[Haskell-cafe] Graph theory analysis of Haskell code

Wed Dec 5 18:46:11 EST 2007

This isn't strictly Haskell related, but anyway.

Next year I will be doing my honours in mathematics.  One possible
topic for my thesis that I've thought of - and my supervisor is quite
enthused about - is to use graph theory to analyse various textual
sources, starting with source code but leaving the framework open
enough to be able to extend it to other sources (e.g. email address
books).

How I envisage it happening is that a parser would be used to find all
"functions" in the given code, treat these as nodes in the graph and
then use directed edges to indicate which functions call other
functions.  This resultant graph can then be analysed in various ways
suitable to the context (e.g. find that a library module can be split
into two since there are two completely separate trees present in the
graph that don't interact at all, or if a function is only ever called
by one other function then it can be subsumed into it).

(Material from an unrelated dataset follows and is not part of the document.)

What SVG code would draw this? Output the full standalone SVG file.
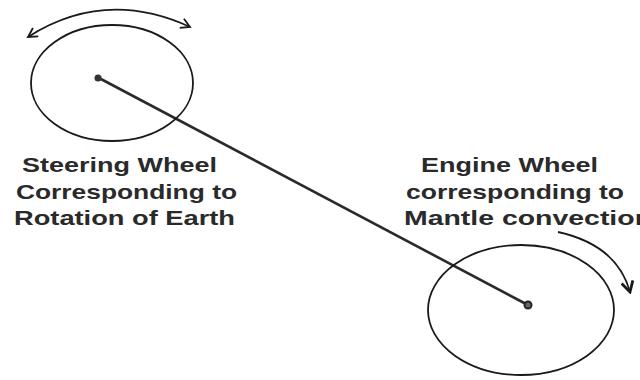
<svg xmlns="http://www.w3.org/2000/svg" width="640" height="380" viewBox="0 0 640 380">
<defs>
<style>
.wheel{fill:none;stroke:#1a1a1a;stroke-width:1.8}
.rod{stroke:#2a2a2a;stroke-width:2.6;fill:none}
.rot{fill:none;stroke:#1a1a1a;stroke-width:1.8}
.lbl{font-family:"Liberation Sans","DejaVu Sans",sans-serif;font-weight:bold;font-size:21px;fill:#2a2a2a}
</style>
<marker id="head" viewBox="0 0 12 12" refX="10" refY="6" markerWidth="12" markerHeight="12" markerUnits="userSpaceOnUse" orient="auto-start-reverse">
<path d="M1,1 L10,6 L1,11" fill="none" stroke="#1a1a1a" stroke-width="1.8"/>
</marker>
<marker id="headR" viewBox="0 0 12 12" refX="10" refY="6" markerWidth="14" markerHeight="14" markerUnits="userSpaceOnUse" orient="auto">
<path d="M1,1 L10,6 L1,11" fill="none" stroke="#1a1a1a" stroke-width="2.4"/>
</marker>
</defs>
<rect width="640" height="380" fill="#fff"/>
<g id="connectors">
<line class="rod" x1="99" y1="78" x2="528" y2="305"/>
</g>
<g id="steering-wheel">
<ellipse class="wheel" cx="112" cy="83" rx="81" ry="58"/>
<circle cx="98" cy="78" r="3.5" fill="#333"/>
<path class="rot" d="M28,37 Q105,-12 190,27" marker-start="url(#head)" marker-end="url(#head)"/>
<text class="lbl" x="22" y="172" textLength="195" lengthAdjust="spacingAndGlyphs">Steering Wheel</text>
<text class="lbl" x="16" y="199" textLength="221" lengthAdjust="spacingAndGlyphs">Corresponding to</text>
<text class="lbl" x="14" y="225" textLength="221" lengthAdjust="spacingAndGlyphs">Rotation of Earth</text>
</g>
<g id="engine-wheel">
<ellipse class="wheel" cx="521" cy="310" rx="93" ry="65"/>
<circle cx="528" cy="305" r="3.5" fill="#666" stroke="#222" stroke-width="2"/>
<path class="rot" d="M558,232 Q617,245 630,292" marker-end="url(#headR)"/>
<text class="lbl" x="421" y="172" textLength="177" lengthAdjust="spacingAndGlyphs">Engine Wheel</text>
<text class="lbl" x="406" y="199" textLength="218" lengthAdjust="spacingAndGlyphs">corresponding to</text>
<text class="lbl" x="404" y="225" textLength="248" lengthAdjust="spacingAndGlyphs">Mantle convection</text>
</g>
</svg>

So, here is the question I ask of all of you: is this feasible?  Do
you know if anything like this has ever been attempted before?  I know
there are some other usages of graph theory related to source code
(e.g. McCabes complexity metric [1]), but I couldn't seem to find
anything related to what I'm proposing.  I intend to code this up in
Haskell (possibly using FGL: I know of it, but haven't really looked
at it) and use Haskell as my primary target for analysis, so in a
sense the resultant graph could be seen as a Haskell equivalent to
UML.

[1] http://en.wikipedia.org/wiki/Cyclomatic_complexity

-- 
Ivan Lazar Miljenovic